- _Work instructions_
From the first line of the listing below to the line with "ORG_X, ORG_Y = 130.0, 569.0", print each line exactly, and nothing more. Leave out the pictures.

- _Given data_
-- Begin --
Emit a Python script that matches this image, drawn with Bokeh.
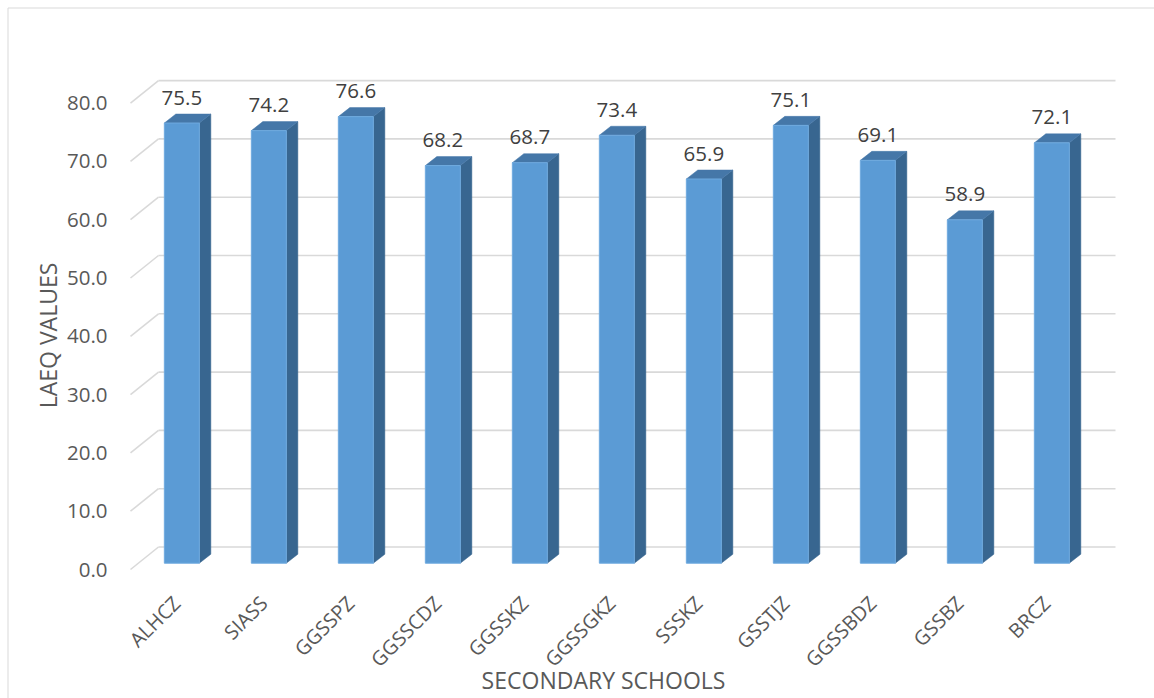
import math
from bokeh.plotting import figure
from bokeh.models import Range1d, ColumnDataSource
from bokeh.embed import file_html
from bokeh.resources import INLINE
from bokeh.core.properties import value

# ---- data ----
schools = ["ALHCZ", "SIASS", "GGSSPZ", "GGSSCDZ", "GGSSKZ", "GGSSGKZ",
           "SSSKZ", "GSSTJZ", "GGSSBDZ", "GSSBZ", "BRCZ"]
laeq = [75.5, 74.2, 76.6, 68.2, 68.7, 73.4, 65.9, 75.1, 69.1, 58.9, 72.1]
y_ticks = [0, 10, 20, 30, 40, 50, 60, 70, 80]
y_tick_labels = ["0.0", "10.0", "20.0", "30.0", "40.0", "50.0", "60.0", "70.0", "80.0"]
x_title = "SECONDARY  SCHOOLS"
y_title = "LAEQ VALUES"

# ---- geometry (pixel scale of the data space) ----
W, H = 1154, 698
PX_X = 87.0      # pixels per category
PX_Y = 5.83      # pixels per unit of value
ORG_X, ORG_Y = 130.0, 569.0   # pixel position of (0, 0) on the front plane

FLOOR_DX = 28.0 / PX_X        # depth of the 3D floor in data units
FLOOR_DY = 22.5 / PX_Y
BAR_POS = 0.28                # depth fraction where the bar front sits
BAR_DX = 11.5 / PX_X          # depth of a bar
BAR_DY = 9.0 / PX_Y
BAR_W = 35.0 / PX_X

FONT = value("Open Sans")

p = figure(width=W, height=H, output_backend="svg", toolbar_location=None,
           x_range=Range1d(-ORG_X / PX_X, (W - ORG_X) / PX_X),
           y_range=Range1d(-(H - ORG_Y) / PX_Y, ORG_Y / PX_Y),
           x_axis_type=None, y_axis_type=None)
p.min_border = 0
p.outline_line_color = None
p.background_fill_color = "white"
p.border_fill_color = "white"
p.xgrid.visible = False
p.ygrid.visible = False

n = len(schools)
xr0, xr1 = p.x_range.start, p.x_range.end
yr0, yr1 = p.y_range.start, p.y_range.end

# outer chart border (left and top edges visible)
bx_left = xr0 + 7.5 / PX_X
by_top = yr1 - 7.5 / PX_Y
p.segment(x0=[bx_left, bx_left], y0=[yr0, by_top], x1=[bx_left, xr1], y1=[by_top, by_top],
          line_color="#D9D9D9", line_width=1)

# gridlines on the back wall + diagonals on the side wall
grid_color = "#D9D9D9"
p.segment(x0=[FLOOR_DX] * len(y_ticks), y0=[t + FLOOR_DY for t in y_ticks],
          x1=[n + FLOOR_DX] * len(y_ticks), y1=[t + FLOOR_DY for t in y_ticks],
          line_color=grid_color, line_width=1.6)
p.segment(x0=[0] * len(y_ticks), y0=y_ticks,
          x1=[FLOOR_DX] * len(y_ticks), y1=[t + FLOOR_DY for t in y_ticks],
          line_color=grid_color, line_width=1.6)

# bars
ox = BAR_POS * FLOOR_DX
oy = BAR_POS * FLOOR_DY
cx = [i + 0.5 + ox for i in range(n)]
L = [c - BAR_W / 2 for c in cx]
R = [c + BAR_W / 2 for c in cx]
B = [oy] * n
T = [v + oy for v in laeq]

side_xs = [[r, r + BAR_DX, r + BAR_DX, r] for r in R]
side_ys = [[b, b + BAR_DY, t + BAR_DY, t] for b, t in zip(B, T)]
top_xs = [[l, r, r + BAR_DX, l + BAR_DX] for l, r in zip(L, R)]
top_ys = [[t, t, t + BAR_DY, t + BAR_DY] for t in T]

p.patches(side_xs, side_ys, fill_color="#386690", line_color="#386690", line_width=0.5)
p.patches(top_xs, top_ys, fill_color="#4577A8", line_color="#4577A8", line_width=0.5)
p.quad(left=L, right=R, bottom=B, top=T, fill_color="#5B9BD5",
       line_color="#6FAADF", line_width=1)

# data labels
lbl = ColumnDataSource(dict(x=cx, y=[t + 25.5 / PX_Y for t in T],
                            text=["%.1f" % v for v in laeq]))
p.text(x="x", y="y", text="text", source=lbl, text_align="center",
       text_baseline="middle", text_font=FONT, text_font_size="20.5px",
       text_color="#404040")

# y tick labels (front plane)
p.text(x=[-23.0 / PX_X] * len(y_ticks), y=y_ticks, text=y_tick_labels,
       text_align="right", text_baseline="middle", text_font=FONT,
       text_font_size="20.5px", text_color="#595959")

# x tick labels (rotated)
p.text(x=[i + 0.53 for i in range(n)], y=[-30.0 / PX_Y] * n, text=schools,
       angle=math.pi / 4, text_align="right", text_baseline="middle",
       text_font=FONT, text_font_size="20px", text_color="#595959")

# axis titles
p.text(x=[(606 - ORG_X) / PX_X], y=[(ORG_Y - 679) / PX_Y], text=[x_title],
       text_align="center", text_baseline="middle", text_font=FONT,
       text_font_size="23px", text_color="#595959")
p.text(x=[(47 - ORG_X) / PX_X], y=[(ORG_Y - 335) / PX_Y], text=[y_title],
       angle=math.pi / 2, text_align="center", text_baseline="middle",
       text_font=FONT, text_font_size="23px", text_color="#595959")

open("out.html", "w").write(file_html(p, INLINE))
-- End --
- _The solution_
Emit a Python script that matches this image, drawn with Bokeh.
import math
from bokeh.plotting import figure
from bokeh.models import Range1d, ColumnDataSource
from bokeh.embed import file_html
from bokeh.resources import INLINE
from bokeh.core.properties import value

# ---- data ----
schools = ["ALHCZ", "SIASS", "GGSSPZ", "GGSSCDZ", "GGSSKZ", "GGSSGKZ",
           "SSSKZ", "GSSTJZ", "GGSSBDZ", "GSSBZ", "BRCZ"]
laeq = [75.5, 74.2, 76.6, 68.2, 68.7, 73.4, 65.9, 75.1, 69.1, 58.9, 72.1]
y_ticks = [0, 10, 20, 30, 40, 50, 60, 70, 80]
y_tick_labels = ["0.0", "10.0", "20.0", "30.0", "40.0", "50.0", "60.0", "70.0", "80.0"]
x_title = "SECONDARY  SCHOOLS"
y_title = "LAEQ VALUES"

# ---- geometry (pixel scale of the data space) ----
W, H = 1154, 698
PX_X = 87.0      # pixels per category
PX_Y = 5.83      # pixels per unit of value
ORG_X, ORG_Y = 130.0, 569.0   # pixel position of (0, 0) on the front plane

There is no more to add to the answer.